A lot of search intent comes down to which stage a user is in the buying journey. There are several types of search intent:
Navigational: Users are looking for a specific website- they may search Google for key phrases related to the website they're looking for.
Informational: When users are looking for information, for example, 'How does SEO work?'
Commercial: They're looking for information on products or services to make a decision on what to buy. For example, reviews for a digital marketing agency.
Transactional: Users are ready to make a purchase and they already know what they want to buy.

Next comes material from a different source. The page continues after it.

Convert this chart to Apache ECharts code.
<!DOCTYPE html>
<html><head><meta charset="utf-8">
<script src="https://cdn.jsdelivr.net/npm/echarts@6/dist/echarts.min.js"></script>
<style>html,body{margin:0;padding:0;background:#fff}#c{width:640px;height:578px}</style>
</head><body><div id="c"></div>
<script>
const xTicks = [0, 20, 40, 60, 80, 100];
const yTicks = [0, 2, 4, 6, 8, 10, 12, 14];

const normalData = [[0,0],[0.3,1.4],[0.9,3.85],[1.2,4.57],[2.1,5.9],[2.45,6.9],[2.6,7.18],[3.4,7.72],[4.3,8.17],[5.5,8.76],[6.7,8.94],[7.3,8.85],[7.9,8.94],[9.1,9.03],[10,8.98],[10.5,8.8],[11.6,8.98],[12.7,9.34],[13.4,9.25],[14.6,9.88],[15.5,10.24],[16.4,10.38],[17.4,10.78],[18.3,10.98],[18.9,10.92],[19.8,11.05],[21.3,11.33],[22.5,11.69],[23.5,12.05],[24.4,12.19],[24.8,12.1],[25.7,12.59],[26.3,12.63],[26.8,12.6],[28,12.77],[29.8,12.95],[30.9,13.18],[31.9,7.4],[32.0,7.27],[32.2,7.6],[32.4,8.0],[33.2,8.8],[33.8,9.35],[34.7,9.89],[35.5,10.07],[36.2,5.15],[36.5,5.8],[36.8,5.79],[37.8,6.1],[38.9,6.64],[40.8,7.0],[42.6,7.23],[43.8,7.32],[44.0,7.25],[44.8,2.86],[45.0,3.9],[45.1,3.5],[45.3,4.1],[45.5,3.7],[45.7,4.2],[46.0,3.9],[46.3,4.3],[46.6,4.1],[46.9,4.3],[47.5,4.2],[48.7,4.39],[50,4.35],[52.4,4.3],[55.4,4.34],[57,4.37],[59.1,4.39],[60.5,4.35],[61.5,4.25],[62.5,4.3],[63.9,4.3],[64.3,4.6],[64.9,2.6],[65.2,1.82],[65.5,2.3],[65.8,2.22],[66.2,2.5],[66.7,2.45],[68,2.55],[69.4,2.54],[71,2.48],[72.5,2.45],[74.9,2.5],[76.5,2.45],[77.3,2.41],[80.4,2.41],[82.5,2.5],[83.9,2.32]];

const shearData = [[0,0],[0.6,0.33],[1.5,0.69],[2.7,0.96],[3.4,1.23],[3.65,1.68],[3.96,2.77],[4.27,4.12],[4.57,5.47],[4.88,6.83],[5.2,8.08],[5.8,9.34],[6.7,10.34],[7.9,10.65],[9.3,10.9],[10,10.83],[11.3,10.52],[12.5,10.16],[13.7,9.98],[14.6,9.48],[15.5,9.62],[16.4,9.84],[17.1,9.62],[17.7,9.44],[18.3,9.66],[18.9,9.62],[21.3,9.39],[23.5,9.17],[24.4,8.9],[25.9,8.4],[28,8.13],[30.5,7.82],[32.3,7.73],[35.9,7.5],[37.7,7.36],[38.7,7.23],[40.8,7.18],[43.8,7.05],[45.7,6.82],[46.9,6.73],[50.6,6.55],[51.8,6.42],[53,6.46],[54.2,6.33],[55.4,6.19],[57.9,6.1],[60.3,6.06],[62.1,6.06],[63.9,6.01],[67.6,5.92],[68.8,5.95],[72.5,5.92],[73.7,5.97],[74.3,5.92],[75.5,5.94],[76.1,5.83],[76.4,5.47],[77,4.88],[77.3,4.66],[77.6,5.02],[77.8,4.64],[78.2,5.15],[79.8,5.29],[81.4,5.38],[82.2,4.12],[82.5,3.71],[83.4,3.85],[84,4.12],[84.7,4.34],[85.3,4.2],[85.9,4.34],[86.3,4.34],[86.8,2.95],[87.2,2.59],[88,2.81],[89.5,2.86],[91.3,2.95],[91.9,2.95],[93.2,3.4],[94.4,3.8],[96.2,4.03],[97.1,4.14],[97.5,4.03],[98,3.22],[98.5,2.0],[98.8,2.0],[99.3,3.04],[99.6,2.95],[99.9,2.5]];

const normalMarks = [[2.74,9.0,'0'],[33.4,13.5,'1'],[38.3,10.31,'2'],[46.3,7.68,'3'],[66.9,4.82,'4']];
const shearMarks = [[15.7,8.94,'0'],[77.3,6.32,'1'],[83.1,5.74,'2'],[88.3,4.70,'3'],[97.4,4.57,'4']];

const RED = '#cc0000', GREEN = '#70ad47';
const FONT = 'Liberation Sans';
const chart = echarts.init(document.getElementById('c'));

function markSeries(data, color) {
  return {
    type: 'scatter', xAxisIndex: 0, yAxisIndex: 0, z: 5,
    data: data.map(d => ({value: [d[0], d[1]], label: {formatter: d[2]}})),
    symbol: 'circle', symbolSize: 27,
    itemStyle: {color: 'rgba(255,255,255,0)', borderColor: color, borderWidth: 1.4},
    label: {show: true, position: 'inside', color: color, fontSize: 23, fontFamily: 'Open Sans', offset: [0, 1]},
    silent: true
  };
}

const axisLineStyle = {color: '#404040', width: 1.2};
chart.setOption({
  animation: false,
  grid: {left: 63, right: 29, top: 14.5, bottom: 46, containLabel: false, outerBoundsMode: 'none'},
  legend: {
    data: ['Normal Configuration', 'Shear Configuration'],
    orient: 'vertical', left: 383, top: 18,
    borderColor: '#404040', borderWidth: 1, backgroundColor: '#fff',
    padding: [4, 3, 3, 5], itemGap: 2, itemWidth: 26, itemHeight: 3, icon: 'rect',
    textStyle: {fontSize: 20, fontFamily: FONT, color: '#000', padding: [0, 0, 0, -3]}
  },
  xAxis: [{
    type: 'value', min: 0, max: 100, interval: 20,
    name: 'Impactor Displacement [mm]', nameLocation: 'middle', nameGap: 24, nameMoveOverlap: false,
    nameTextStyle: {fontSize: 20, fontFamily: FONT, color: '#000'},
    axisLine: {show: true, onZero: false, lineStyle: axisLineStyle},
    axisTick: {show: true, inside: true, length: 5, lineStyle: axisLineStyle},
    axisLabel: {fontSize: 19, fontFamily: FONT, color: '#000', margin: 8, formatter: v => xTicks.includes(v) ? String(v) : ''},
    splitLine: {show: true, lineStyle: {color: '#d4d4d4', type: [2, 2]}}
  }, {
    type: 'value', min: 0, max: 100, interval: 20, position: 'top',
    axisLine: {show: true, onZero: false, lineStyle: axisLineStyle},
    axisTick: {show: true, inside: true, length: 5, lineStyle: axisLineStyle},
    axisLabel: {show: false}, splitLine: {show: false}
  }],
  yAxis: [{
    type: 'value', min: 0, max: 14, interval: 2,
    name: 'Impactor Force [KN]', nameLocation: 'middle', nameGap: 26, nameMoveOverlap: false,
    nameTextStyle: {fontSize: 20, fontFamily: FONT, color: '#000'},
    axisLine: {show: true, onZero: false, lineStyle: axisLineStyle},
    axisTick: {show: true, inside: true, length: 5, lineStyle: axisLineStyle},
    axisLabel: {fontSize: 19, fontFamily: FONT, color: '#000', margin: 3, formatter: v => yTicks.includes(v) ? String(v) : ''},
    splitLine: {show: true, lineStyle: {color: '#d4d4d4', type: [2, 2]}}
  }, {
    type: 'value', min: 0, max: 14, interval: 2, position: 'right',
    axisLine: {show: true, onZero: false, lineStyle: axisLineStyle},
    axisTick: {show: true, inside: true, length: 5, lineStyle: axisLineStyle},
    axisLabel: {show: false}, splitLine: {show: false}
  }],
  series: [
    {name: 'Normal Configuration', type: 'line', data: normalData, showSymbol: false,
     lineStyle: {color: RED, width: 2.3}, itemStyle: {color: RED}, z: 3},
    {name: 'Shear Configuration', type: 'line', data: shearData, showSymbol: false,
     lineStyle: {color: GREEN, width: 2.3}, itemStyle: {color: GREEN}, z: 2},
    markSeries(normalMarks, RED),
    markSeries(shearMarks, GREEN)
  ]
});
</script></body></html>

Optimising your website pages to answer search queries is a great way to drive more conversions. Make sure you’re taking into consideration what users would expect from each page. For example, if you’re an eCommerce business, you should look to optimise your product pages with keywords that are more commercially driven, such as ‘Buy iPhone case’. Whereas your blogs can be optimised for keyword terms related to informing your audience about your products, or topics related to what you sell, such as ‘Reasons to have an iPhone case’.
Addressing the buyer journey will be key going forward for SEO.

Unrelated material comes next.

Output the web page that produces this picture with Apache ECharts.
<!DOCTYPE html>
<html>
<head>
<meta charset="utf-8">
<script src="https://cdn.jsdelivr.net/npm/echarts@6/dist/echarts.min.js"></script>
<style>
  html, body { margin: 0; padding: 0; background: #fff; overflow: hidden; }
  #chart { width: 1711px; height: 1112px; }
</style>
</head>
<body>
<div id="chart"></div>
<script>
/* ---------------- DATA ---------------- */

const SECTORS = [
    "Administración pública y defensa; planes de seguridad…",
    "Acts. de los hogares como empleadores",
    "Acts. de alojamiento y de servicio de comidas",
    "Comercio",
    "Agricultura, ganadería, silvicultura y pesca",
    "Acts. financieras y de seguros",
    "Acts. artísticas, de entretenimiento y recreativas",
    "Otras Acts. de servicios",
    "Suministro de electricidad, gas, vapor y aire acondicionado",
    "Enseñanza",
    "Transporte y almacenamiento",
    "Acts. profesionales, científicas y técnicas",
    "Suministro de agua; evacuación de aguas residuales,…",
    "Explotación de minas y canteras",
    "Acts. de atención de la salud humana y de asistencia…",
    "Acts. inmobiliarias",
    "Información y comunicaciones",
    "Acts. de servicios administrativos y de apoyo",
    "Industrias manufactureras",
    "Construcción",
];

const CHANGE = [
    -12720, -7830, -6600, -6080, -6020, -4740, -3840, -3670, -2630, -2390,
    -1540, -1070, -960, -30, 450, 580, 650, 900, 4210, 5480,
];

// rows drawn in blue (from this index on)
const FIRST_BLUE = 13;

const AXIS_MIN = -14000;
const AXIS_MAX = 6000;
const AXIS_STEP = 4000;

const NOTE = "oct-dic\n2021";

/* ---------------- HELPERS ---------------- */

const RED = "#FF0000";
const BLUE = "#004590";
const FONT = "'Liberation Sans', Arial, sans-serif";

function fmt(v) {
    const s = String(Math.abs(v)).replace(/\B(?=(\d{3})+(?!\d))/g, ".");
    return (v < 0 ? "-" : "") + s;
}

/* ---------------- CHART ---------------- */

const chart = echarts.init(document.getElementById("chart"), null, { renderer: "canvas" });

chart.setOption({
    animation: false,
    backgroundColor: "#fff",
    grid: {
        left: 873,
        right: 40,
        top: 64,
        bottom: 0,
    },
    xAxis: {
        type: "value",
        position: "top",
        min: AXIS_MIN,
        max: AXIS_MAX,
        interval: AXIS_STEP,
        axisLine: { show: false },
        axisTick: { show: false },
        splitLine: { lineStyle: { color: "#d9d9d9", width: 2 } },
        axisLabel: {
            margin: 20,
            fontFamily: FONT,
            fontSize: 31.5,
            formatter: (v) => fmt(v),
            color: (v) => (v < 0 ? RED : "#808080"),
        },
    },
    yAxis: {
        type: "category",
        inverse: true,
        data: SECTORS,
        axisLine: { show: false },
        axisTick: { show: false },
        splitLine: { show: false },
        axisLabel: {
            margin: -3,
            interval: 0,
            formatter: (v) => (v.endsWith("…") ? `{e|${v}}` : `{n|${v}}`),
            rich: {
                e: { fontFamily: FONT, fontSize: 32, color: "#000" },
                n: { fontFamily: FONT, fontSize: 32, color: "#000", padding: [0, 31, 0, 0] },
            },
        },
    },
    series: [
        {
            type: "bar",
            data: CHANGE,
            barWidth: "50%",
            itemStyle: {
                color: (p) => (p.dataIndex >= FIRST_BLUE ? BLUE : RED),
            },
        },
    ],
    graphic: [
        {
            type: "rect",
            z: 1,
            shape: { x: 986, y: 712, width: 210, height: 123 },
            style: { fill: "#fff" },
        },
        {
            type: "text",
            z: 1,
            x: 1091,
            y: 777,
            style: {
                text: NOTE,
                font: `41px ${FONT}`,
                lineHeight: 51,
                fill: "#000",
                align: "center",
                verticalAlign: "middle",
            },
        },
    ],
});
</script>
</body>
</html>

Back in 2020, Google introduced Core Web Vitals, ranking signals that were introduced to measure things like website responsiveness and visual stability.
These Core Web Vitals have become important for measuring the user experience, something Google now considers essential for ranking.
Google has said that from February 2022 it will begin using Page Experience as part of its desktop ranking system, based on the same signals that were rolled out for the mobile update last year. Here's a reminder of what Google takes into account when it comes to Page Experience signals:
Core Web Vitals
Loading performance - How quickly your image or text blocks take to load. (The ideal time should be 2.5 seconds or less)
Interactivity - Measures load responsiveness. (The time from when a user first interacts with a page).
Visual Stability - How often users experience layout shifts. (For example when clicking back to pages from products)
Mobile-friendliness: How well your website performs on a mobile device.
HTTPS: How secure your site's connection is.
No intrusive interstitials: How accessible the content on your pages is to the users.
For the rest of this year and beyond, it’s really important to take time to ensure that your website is thoroughly optimised for the user. From mobile responsiveness to page loading speeds, everything you do should gear towards ensuring that your users access and stay on your website.
Circling back to what we said about search intent, high-quality content on your website is key to ensuring that your website provides the answers that searchers are looking for when they land on your website. Writing quality content, whether in the form of blogs, product descriptions, page titles or website copy, can help to index your pages on SERPs.
We recommend establishing a blog strategy to create content that might be of interest to your target audience, but that currently isn’t covered by your competitors. For example, if you provide the linen for hotels, you might create content that covers topics such as ‘Why high-quality linen is important for hotel guests’.
The purpose of high-quality content is to ultimately align with users’ search queries and to provide your customers with your expertise so that your business can establish thought leadership.